Grant had made a fearful sacrifice; he was paying a high price but he had a reason for so doing—Johnston with a reënforcing army was threatening him in the rear; by taking Vicksburg at this time he could have turned on Johnston, and could have saved the Government sending any more Federal troops; and, to use his own words, it was needed because the men “would not have worked in the trenches with the same zeal, believing it unnecessary, as they did after their failure, to carry the enemy’s works.”
On the north side of the city overlooking the river, were the powerful batteries on Fort Hill, a deadly menace to the Federal troops, and Grant and Sherman believed that if enfiladed by the gunboats this position could be carried. At their request Admiral Porter sent the Cincinnati on May 27th to engage the Confederate guns, while four vessels below the town did the same to the lower defenses. In half an hour five of the Cincinnati’s guns were disabled; and she was in a sinking condition. She was run toward the shore and sank in three fathoms of water.
The army now settled down to a wearisome siege. For six weeks, they encircled the city with trenches, approaching nearer and nearer to the defending walls; they exploded mines; they shot at every head that appeared above the parapets. One by one the defending batteries were silenced. The sappers slowly worked their way toward the Confederate ramparts. Miners were busy on both sides burrowing beneath the fortifications.

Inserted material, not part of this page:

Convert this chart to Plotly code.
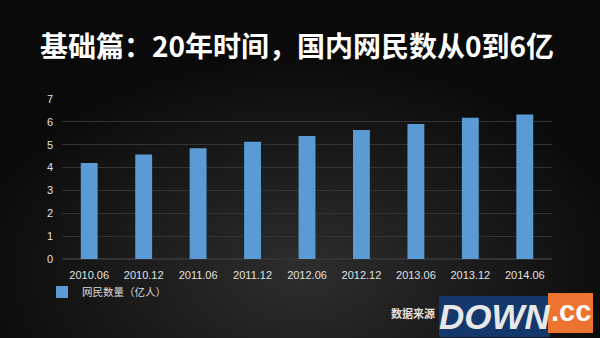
import base64, struct, zlib
import numpy as np
import plotly.graph_objects as go

categories = ["2010.06", "2010.12", "2011.06", "2011.12", "2012.06",
              "2012.12", "2013.06", "2013.12", "2014.06"]
netizens = [4.20, 4.57, 4.85, 5.13, 5.38, 5.64, 5.91, 6.18, 6.32]
series_name = "网民数量（亿人）"
title_text = "基础篇：20年时间，国内网民数从0到6亿"
source_text = "数据来源"
y_ticks = [0, 1, 2, 3, 4, 5, 6, 7]


def png_data_uri(arr):
    h, w, _ = arr.shape
    raw = b"".join(b"\x00" + arr[r].tobytes() for r in range(h))

    def chunk(tag, data):
        c = struct.pack(">I", len(data)) + tag + data
        return c + struct.pack(">I", zlib.crc32(tag + data) & 0xffffffff)

    png = b"\x89PNG\r\n\x1a\n" + chunk(b"IHDR", struct.pack(">IIBBBBB", w, h, 8, 2, 0, 0, 0))
    png += chunk(b"IDAT", zlib.compress(raw, 9)) + chunk(b"IEND", b"")
    return "data:image/png;base64," + base64.b64encode(png).decode()


# dark radial background, lighter in the lower middle
W, H = 300, 169
yy, xx = np.mgrid[0:H, 0:W]
d = np.sqrt(((xx - 150) / 170.0) ** 2 + ((yy - 135) / 110.0) ** 2)
v = 46 - 36 * np.clip(d, 0, 1)
v = np.clip(v, 8, 60).astype(np.uint8)
bg = np.stack([v, v, v], axis=-1)
bg_uri = png_data_uri(bg)

PL, PR, PT, PB = 62, 552, 99, 259
PW, PH = PR - PL, PB - PT


def px(x):
    return (x - PL) / PW


def py(y):
    return (PB - y) / PH


fig = go.Figure()
fig.add_trace(go.Bar(
    x=categories, y=netizens, name=series_name,
    marker=dict(color="#5b9bd5", line=dict(width=0)),
    showlegend=True,
))

fig.update_layout(
    width=600, height=338,
    margin=dict(l=PL, r=600 - PR, t=PT, b=338 - PB),
    paper_bgcolor="#111111",
    plot_bgcolor="rgba(0,0,0,0)",
    bargap=0.69,
    font=dict(family="Noto Sans CJK SC, Liberation Sans, sans-serif", color="#d9d9d9"),
    title=dict(
        text=title_text, x=297 / 600, xanchor="center", xref="container",
        y=1 - 47 / 338, yanchor="middle", yref="container",
        font=dict(size=28, color="#ffffff", family="Noto Sans CJK SC", weight=700),
    ),
    xaxis=dict(
        type="category", showgrid=False, zeroline=False, showline=False,
        ticks="", tickfont=dict(size=11, color="#e0e0e0", family="Liberation Sans, Arial"),
        ticklabelstandoff=8,
    ),
    yaxis=dict(
        range=[0, 7], tickvals=y_ticks, showgrid=True, gridcolor="#333333", gridwidth=1,
        zeroline=True, zerolinecolor="#333333", showline=False, ticks="",
        tickfont=dict(size=11, color="#e0e0e0", family="Liberation Sans, Arial"),
        ticklabelstandoff=8,
    ),
    legend=dict(
        orientation="h", x=px(42), xanchor="left", y=py(292), yanchor="middle",
        font=dict(size=10.5, color="#d9d9d9"), itemwidth=30,
        bgcolor="rgba(0,0,0,0)",
    ),
    images=[dict(
        source=bg_uri, xref="paper", yref="paper", x=px(0), y=py(0),
        sizex=600 / PW, sizey=338 / PH, xanchor="left", yanchor="top",
        sizing="stretch", layer="below",
    )],
)

# source label and logo-like mark
fig.add_annotation(
    text=source_text, xref="paper", yref="paper", xanchor="right", yanchor="middle",
    x=px(437), y=py(313), showarrow=False,
    font=dict(size=11, color="#e0e0e0", family="Noto Sans CJK SC", weight=700),
)
fig.add_shape(type="rect", xref="paper", yref="paper",
              x0=px(439), x1=px(550), y0=py(337), y1=py(296),
              fillcolor="#14386b", line=dict(width=0))
fig.add_shape(type="rect", xref="paper", yref="paper",
              x0=px(548), x1=px(593), y0=py(333), y1=py(293),
              fillcolor="#ec7330", line=dict(width=0))
fig.add_annotation(
    text="<i><b>DOWN</b></i>", xref="paper", yref="paper", xanchor="center", yanchor="middle",
    x=px(495), y=py(316), showarrow=False,
    font=dict(size=35, color="#e8e8e8", family="Liberation Sans Narrow, Liberation Sans"),
)
fig.add_annotation(
    text="<b>.cc</b>", xref="paper", yref="paper", xanchor="center", yanchor="middle",
    x=px(571), y=py(311), showarrow=False,
    font=dict(size=29, color="#ffffff", family="Liberation Sans Narrow, Liberation Sans"),
)

fig.write_html("out.html")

At three o’clock on the afternoon of June 25th a redoubt in the Confederate works was blown into the air, breaking into millions of fragments and disclosing guns, men, and timber. With the mine explosion, the Federal soldiers before the redoubt began to dash into the opening, only to meet with a withering fire from an interior parapet which the Confederates had constructed in anticipation of this event. The carnage was appalling to behold; and when the soldiers of the Union finally retired they had learned a costly lesson which withheld them from attack when another mine was exploded on July 1st.

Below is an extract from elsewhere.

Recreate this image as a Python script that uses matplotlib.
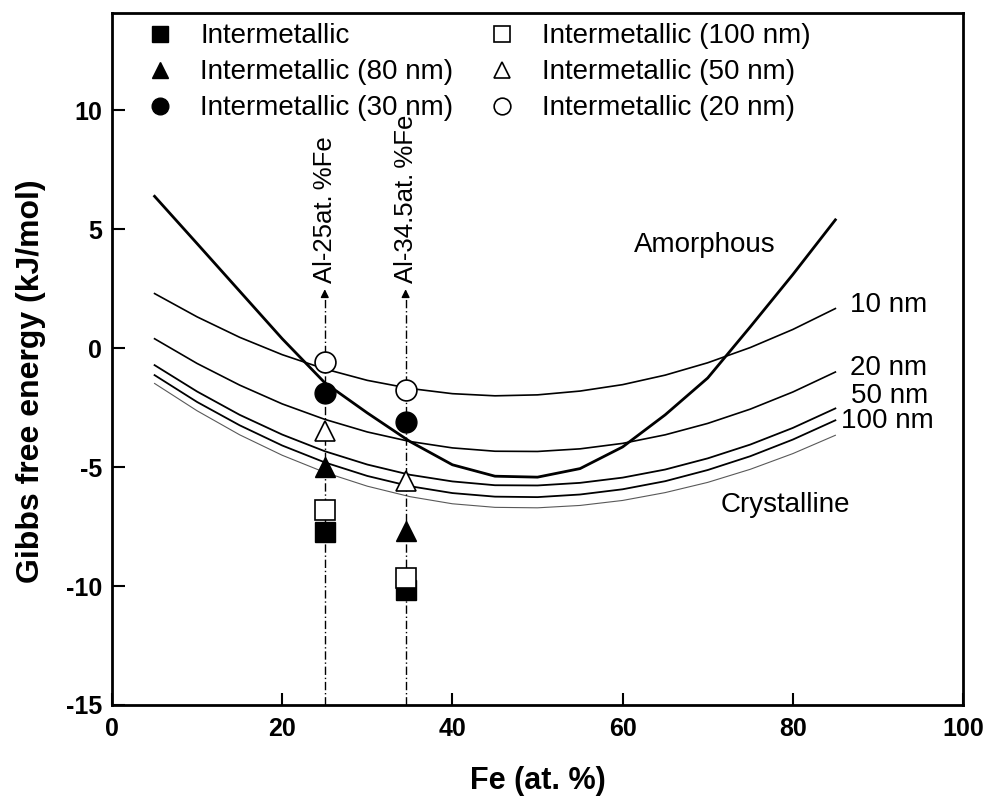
import matplotlib
matplotlib.use("Agg")
import matplotlib.pyplot as plt

plt.rcParams['font.family'] = ['Liberation Sans', 'DejaVu Sans']
plt.rcParams['axes.unicode_minus'] = False

# Gibbs free energy curves (kJ/mol)
fe = [5, 10, 15, 20, 25, 30, 35, 40, 45, 50, 55, 60, 65, 70, 75, 80, 85]
g_amorphous = [6.39, 4.40, 2.40, 0.40, -1.45, -2.72, -3.92, -4.90, -5.38, -5.42,
               -5.06, -4.15, -2.80, -1.25, 0.90, 3.10, 5.40]
g_10nm = [2.30, 1.32, 0.46, -0.27, -0.87, -1.35, -1.69, -1.91, -2.00, -1.96,
          -1.80, -1.53, -1.13, -0.61, 0.03, 0.79, 1.67]
g_20nm = [0.40, -0.64, -1.55, -2.34, -2.99, -3.52, -3.92, -4.19, -4.33, -4.34,
          -4.23, -4.00, -3.64, -3.16, -2.56, -1.84, -1.00]
g_50nm = [-0.71, -1.82, -2.80, -3.63, -4.33, -4.89, -5.32, -5.60, -5.76, -5.77,
          -5.66, -5.44, -5.10, -4.63, -4.05, -3.35, -2.53]
g_100nm = [-1.13, -2.26, -3.24, -4.09, -4.80, -5.37, -5.80, -6.09, -6.24, -6.26,
           -6.15, -5.93, -5.59, -5.12, -4.54, -3.84, -3.03]
g_cryst = [-1.48, -2.63, -3.64, -4.50, -5.22, -5.80, -6.24, -6.54, -6.69, -6.71,
           -6.61, -6.40, -6.07, -5.64, -5.09, -4.43, -3.66]

# intermetallic points at the two compositions
comp = [25, 34.5]
comp_labels = ["Al-25at.\u2009%Fe", "Al-34.5at.\u2009%Fe"]
im_bulk = [-7.72, -10.15]
im_100 = [-6.80, -9.66]
im_80 = [-4.99, -7.70]
im_50 = [-3.47, -5.60]
im_30 = [-1.90, -3.08]
im_20 = [-0.58, -1.75]

curve_labels = ["Amorphous", "10 nm", "20 nm", "50 nm", "100 nm", "Crystalline"]
label_x = [69.7, 91.2, 91.2, 91.4, 91.1, 79.1]
label_y = [4.33, 1.80, -0.84, -2.02, -3.07, -6.60]

fig = plt.figure(figsize=(9.87, 8.0), dpi=100)
ax = fig.add_axes([0.1135, 0.1188, 0.8622, 0.865])

ax.plot(fe, g_amorphous, color='k', lw=2.0)
ax.plot(fe, g_10nm, color='k', lw=1.2)
ax.plot(fe, g_20nm, color='k', lw=1.2)
ax.plot(fe, g_50nm, color='k', lw=1.3)
ax.plot(fe, g_100nm, color='k', lw=1.3)
ax.plot(fe, g_cryst, color='0.35', lw=0.8)

# composition guide lines with arrow
arrow_top = 2.6
for cx, lab in zip(comp, comp_labels):
    ax.plot([cx, cx], [-15, arrow_top - 0.3], color='k', lw=1.0, ls=(0, (6, 2, 1, 2)))
    ax.annotate('', xy=(cx, arrow_top), xytext=(cx, arrow_top - 0.5),
                arrowprops=dict(arrowstyle='-|>', color='k', lw=1.0, mutation_scale=12))
    ax.text(cx, arrow_top + 0.15, lab, rotation=90, ha='center', va='bottom', fontsize=18.5)

ms = 15
ax.plot(comp, im_bulk, 's', color='k', ms=ms - 1, label='Intermetallic')
ax.plot(comp, im_80, '^', color='k', ms=ms, label='Intermetallic (80 nm)')
ax.plot(comp, im_30, 'o', color='k', ms=ms, label='Intermetallic (30 nm)')
ax.plot(comp, im_100, 's', mfc='white', mec='k', mew=1.2, ms=ms - 1, label='Intermetallic (100 nm)')
ax.plot(comp, im_50, '^', mfc='white', mec='k', mew=1.2, ms=ms, label='Intermetallic (50 nm)')
ax.plot(comp, im_20, 'o', mfc='white', mec='k', mew=1.2, ms=ms, label='Intermetallic (20 nm)')

for t, lx, ly in zip(curve_labels, label_x, label_y):
    ax.text(lx, ly, t, ha='center', va='center', fontsize=20)

ax.legend(loc='upper left', bbox_to_anchor=(0.04, 0.985), ncol=2, frameon=False,
          fontsize=20, markerscale=0.8, handlelength=1.0, handletextpad=0.95,
          columnspacing=1.25, labelspacing=0.36, borderpad=0, borderaxespad=0)

ax.set_xlim(0, 100)
ax.set_ylim(-15, 14.1)
ax.set_xticks([0, 20, 40, 60, 80, 100])
ax.set_yticks([-15, -10, -5, 0, 5, 10])
ax.tick_params(direction='in', length=9, width=1.5, labelsize=18, pad=9)
ax.tick_params(axis='y', pad=7)
for lbl in ax.get_xticklabels() + ax.get_yticklabels():
    lbl.set_fontweight('bold')
for sp in ax.spines.values():
    sp.set_linewidth(2.0)

ax.set_xlabel('Fe (at. %)', fontsize=22, fontweight='bold', labelpad=18)
ax.set_ylabel('Gibbs free energy (kJ/mol)', fontsize=23, fontweight='bold')
ax.yaxis.set_label_coords(-0.078, 0.468)

fig.savefig('out.png', dpi=100)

Meantime, let us take a view of the river below and the life of the people within the doomed city. Far down the river, two hundred and fifty miles from Vicksburg, was Port Hudson. The place was fortified and held by a Confederate force under General Gardner. Like Vicksburg, it was besieged by a Federal army, under Nathaniel P. Banks, of Cedar Mountain fame. On May 27th, he made a desperate attack on the works and was powerfully aided by Farragut with his fleet in the river. But aside from dismounting a few guns and weakening the foe at a still heavier cost to their own ranks, the Federals were unsuccessful. Again, on June 10th, and still again on the 14th, Banks made fruitless attempts to carry Port Hudson by storm. He then, like Grant at Vicksburg, settled down to a siege. The defenders of Port Hudson proved their courage by enduring every hardship.
At Vicksburg, during the whole six weeks of the siege, the men in the trenches worked steadily, advancing the coils about the city. Grant received reënforcement and before the end of the siege his army numbered over seventy thousand. Day and night, the roar of artillery continued. From the mortars across the river and from Porter’s fleet the shrieking shells rose in grand parabolic curves, bursting in midair or in the streets of the city, spreading havoc in all directions. The people of the city burrowed into the ground for safety. Many whole families lived in these dismal abodes, their walls of clay being shaken by the roaring battles that raged above the ground. In one of these dens, sixty-five people found a home. The food supply ran low, and day by day it became scarcer. At last, by the end of June, there was nothing to eat except mule meat and a kind of bread made of beans and corn meal.
It was ten o’clock in the morning of July 3d. White flags were seen above the parapet. The firing ceased. A strange quietness rested over the scene of the long bombardment. On the afternoon of that day, the one, too, on which was heard the last shot on the battlefield of Gettysburg, Grant and Pemberton stood beneath an oak tree, in front of McPherson’s corps, and opened negotiations for the capitulation. On the following morning, the Nation’s birthday, about thirty thousand soldiers laid down their arms as prisoners of war and were released on parole. The losses from May 1st to the surrender were about ten thousand on each side.
Three days later, at Port Hudson, a tremendous cheer arose from the besieging army. The Confederates within the defenses were at a loss to know the cause. Then some one shouted the news, “Vicksburg has surrendered!”
The end had come. Port Hudson could not hope to stand alone; the greater fortress had fallen. Two days later, July 9th, the gallant garrison, worn and weary with the long siege, surrendered to General Banks. The whole course of the mighty Mississippi was now under the Stars and Stripes.